↓↓↓
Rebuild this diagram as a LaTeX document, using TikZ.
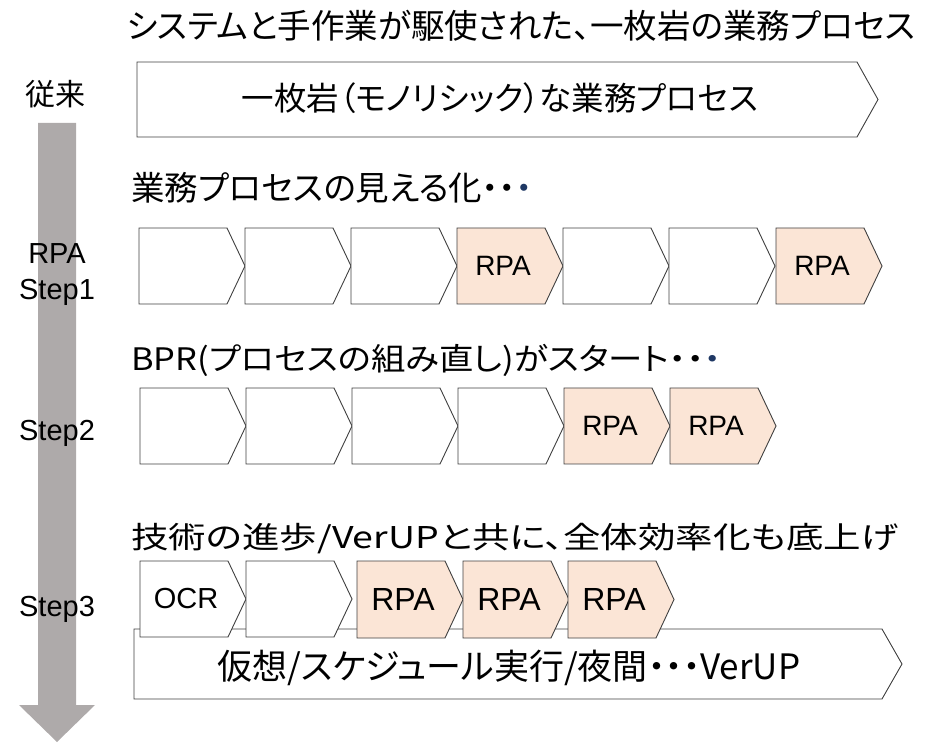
\documentclass[tikz,border=0pt]{standalone}
\usepackage{fontspec}
\setmainfont{Noto Sans CJK JP}[RawFeature=+palt]
\newfontfamily\latinfont{Liberation Sans}
\definecolor{arrowgray}{HTML}{AEAAAA}
\definecolor{rpafill}{HTML}{FBE5D6}
\definecolor{navydot}{HTML}{1F3864}
\definecolor{edge}{HTML}{404040}
\newcommand\mychev[6]{%
  \draw[chevline,fill=#4] (#1,#2) -- ++(88,0) -- (#1+106,{(#2+#3)/2}) -- (#1+88,#3) -- (#1,#3) -- cycle;
  \node[inner sep=0pt] (#5) at (#1+46,{(#2+#3)/2}) {#6};
}
\tikzset{
  chevline/.style={draw=edge, line width=0.9pt, line join=miter},
  lbl/.style={font=\latinfont\fontsize{29}{34}\selectfont, inner sep=0pt},
  head/.style={inner sep=0pt, anchor=west},
}
\newcommand\rpasmall{\latinfont\fontsize{28}{32}\selectfont RPA}
\newcommand\rpabig{\latinfont\fontsize{32}{36}\selectfont RPA}
\begin{document}
\begin{tikzpicture}[x=1pt,y=-1pt]
\useasboundingbox (0,0) rectangle (930,743);
% big gray arrow
\fill[arrowgray] (38,123) -- (76,123) -- (76,705) -- (95,705) -- (57,742) -- (19,705) -- (38,705) -- cycle;
\coordinate (arrtop) at (57,123);
% title
\node[inner sep=0pt, font=\fontsize{33.5}{40}\selectfont] (title) at (521,26) {システムと手作業が駆使された、一枚岩の業務プロセス};
% side labels
\node[inner sep=0pt, font=\fontsize{30}{36}\selectfont] (l0) at (55,94) {従来};
\node[lbl] (l1a) at (57,254) {RPA};
\node[lbl] (l1b) at (57,292) {Step1};
\node[lbl] (l2) at (57,433) {Step2};
\node[lbl] (l3) at (57,609) {Step3};
% row 0
\draw[chevline,fill=white] (137,62) -- (857,62) -- (878,99.5) -- (857,137) -- (137,137) -- cycle;
\node[inner sep=0pt, font=\fontsize{32.5}{38}\selectfont] (mono) at (500,98) {一枚岩（モノリシック）な業務プロセス};
% row 1
\node[head, font=\fontsize{33.5}{40}\selectfont] (h1) at (131,188) {業務プロセスの見える化・・\textcolor{navydot}{・}};
\mychev{139}{228}{304}{white}{a1}{}
\mychev{245}{228}{304}{white}{a2}{}
\mychev{351}{228}{304}{white}{a3}{}
\mychev{457}{228}{304}{rpafill}{a4}{\rpasmall}
\mychev{563}{228}{304}{white}{a5}{}
\mychev{669}{228}{304}{white}{a6}{}
\mychev{776}{228}{304}{rpafill}{a7}{\rpasmall}
% row 2
\node[head, font=\fontsize{31}{36}\selectfont\addfontfeature{FakeStretch=1.11}] (h2) at (131,360) {BPR(プロセスの組み直し)がスタート・・\textcolor{navydot}{・}};
\mychev{140}{388}{464}{white}{b1}{}
\mychev{246}{388}{464}{white}{b2}{}
\mychev{352}{388}{464}{white}{b3}{}
\mychev{458}{388}{464}{white}{b4}{}
\mychev{564}{388}{464}{rpafill}{b5}{\rpasmall}
\mychev{670}{388}{464}{rpafill}{b6}{\rpasmall}
% row 3
\node[head, font=\fontsize{30}{36}\selectfont\addfontfeature{FakeStretch=1.25}] (h3) at (131,539) {技術の進歩/VerUPと共に、全体効率化も底上げ};
\draw[chevline,fill=white] (134,629) -- (882,629) -- (902,664) -- (882,699) -- (134,699) -- cycle;
\node[inner sep=0pt, font=\fontsize{35}{40}\selectfont] (base) at (509,668) {仮想/スケジュール実行/夜間・・・VerUP};
\mychev{140}{561}{637}{white}{c1}{\latinfont\fontsize{29}{32}\selectfont OCR}
\mychev{246}{561}{637}{white}{c2}{}
\mychev{357}{561}{638}{rpafill}{c3}{\rpabig}
\mychev{463}{561}{638}{rpafill}{c4}{\rpabig}
\mychev{568}{561}{638}{rpafill}{c5}{\rpabig}
\end{tikzpicture}
\end{document}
↑↑↑
▸ REQUIRED WORK
Every line above should be returned exactly; the pictures stay out.

▸ RESULT
Rebuild this diagram as a LaTeX document, using TikZ.
\documentclass[tikz,border=0pt]{standalone}
\usepackage{fontspec}
\setmainfont{Noto Sans CJK JP}[RawFeature=+palt]
\newfontfamily\latinfont{Liberation Sans}
\definecolor{arrowgray}{HTML}{AEAAAA}
\definecolor{rpafill}{HTML}{FBE5D6}
\definecolor{navydot}{HTML}{1F3864}
\definecolor{edge}{HTML}{404040}
\newcommand\mychev[6]{%
  \draw[chevline,fill=#4] (#1,#2) -- ++(88,0) -- (#1+106,{(#2+#3)/2}) -- (#1+88,#3) -- (#1,#3) -- cycle;
  \node[inner sep=0pt] (#5) at (#1+46,{(#2+#3)/2}) {#6};
}
\tikzset{
  chevline/.style={draw=edge, line width=0.9pt, line join=miter},
  lbl/.style={font=\latinfont\fontsize{29}{34}\selectfont, inner sep=0pt},
  head/.style={inner sep=0pt, anchor=west},
}
\newcommand\rpasmall{\latinfont\fontsize{28}{32}\selectfont RPA}
\newcommand\rpabig{\latinfont\fontsize{32}{36}\selectfont RPA}
\begin{document}
\begin{tikzpicture}[x=1pt,y=-1pt]
\useasboundingbox (0,0) rectangle (930,743);
% big gray arrow
\fill[arrowgray] (38,123) -- (76,123) -- (76,705) -- (95,705) -- (57,742) -- (19,705) -- (38,705) -- cycle;
\coordinate (arrtop) at (57,123);
% title
\node[inner sep=0pt, font=\fontsize{33.5}{40}\selectfont] (title) at (521,26) {システムと手作業が駆使された、一枚岩の業務プロセス};
% side labels
\node[inner sep=0pt, font=\fontsize{30}{36}\selectfont] (l0) at (55,94) {従来};
\node[lbl] (l1a) at (57,254) {RPA};
\node[lbl] (l1b) at (57,292) {Step1};
\node[lbl] (l2) at (57,433) {Step2};
\node[lbl] (l3) at (57,609) {Step3};
% row 0
\draw[chevline,fill=white] (137,62) -- (857,62) -- (878,99.5) -- (857,137) -- (137,137) -- cycle;
\node[inner sep=0pt, font=\fontsize{32.5}{38}\selectfont] (mono) at (500,98) {一枚岩（モノリシック）な業務プロセス};
% row 1
\node[head, font=\fontsize{33.5}{40}\selectfont] (h1) at (131,188) {業務プロセスの見える化・・\textcolor{navydot}{・}};
\mychev{139}{228}{304}{white}{a1}{}
\mychev{245}{228}{304}{white}{a2}{}
\mychev{351}{228}{304}{white}{a3}{}
\mychev{457}{228}{304}{rpafill}{a4}{\rpasmall}
\mychev{563}{228}{304}{white}{a5}{}
\mychev{669}{228}{304}{white}{a6}{}
\mychev{776}{228}{304}{rpafill}{a7}{\rpasmall}
% row 2
\node[head, font=\fontsize{31}{36}\selectfont\addfontfeature{FakeStretch=1.11}] (h2) at (131,360) {BPR(プロセスの組み直し)がスタート・・\textcolor{navydot}{・}};
\mychev{140}{388}{464}{white}{b1}{}
\mychev{246}{388}{464}{white}{b2}{}
\mychev{352}{388}{464}{white}{b3}{}
\mychev{458}{388}{464}{white}{b4}{}
\mychev{564}{388}{464}{rpafill}{b5}{\rpasmall}
\mychev{670}{388}{464}{rpafill}{b6}{\rpasmall}
% row 3
\node[head, font=\fontsize{30}{36}\selectfont\addfontfeature{FakeStretch=1.25}] (h3) at (131,539) {技術の進歩/VerUPと共に、全体効率化も底上げ};
\draw[chevline,fill=white] (134,629) -- (882,629) -- (902,664) -- (882,699) -- (134,699) -- cycle;
\node[inner sep=0pt, font=\fontsize{35}{40}\selectfont] (base) at (509,668) {仮想/スケジュール実行/夜間・・・VerUP};
\mychev{140}{561}{637}{white}{c1}{\latinfont\fontsize{29}{32}\selectfont OCR}
\mychev{246}{561}{637}{white}{c2}{}
\mychev{357}{561}{638}{rpafill}{c3}{\rpabig}
\mychev{463}{561}{638}{rpafill}{c4}{\rpabig}
\mychev{568}{561}{638}{rpafill}{c5}{\rpabig}
\end{tikzpicture}
\end{document}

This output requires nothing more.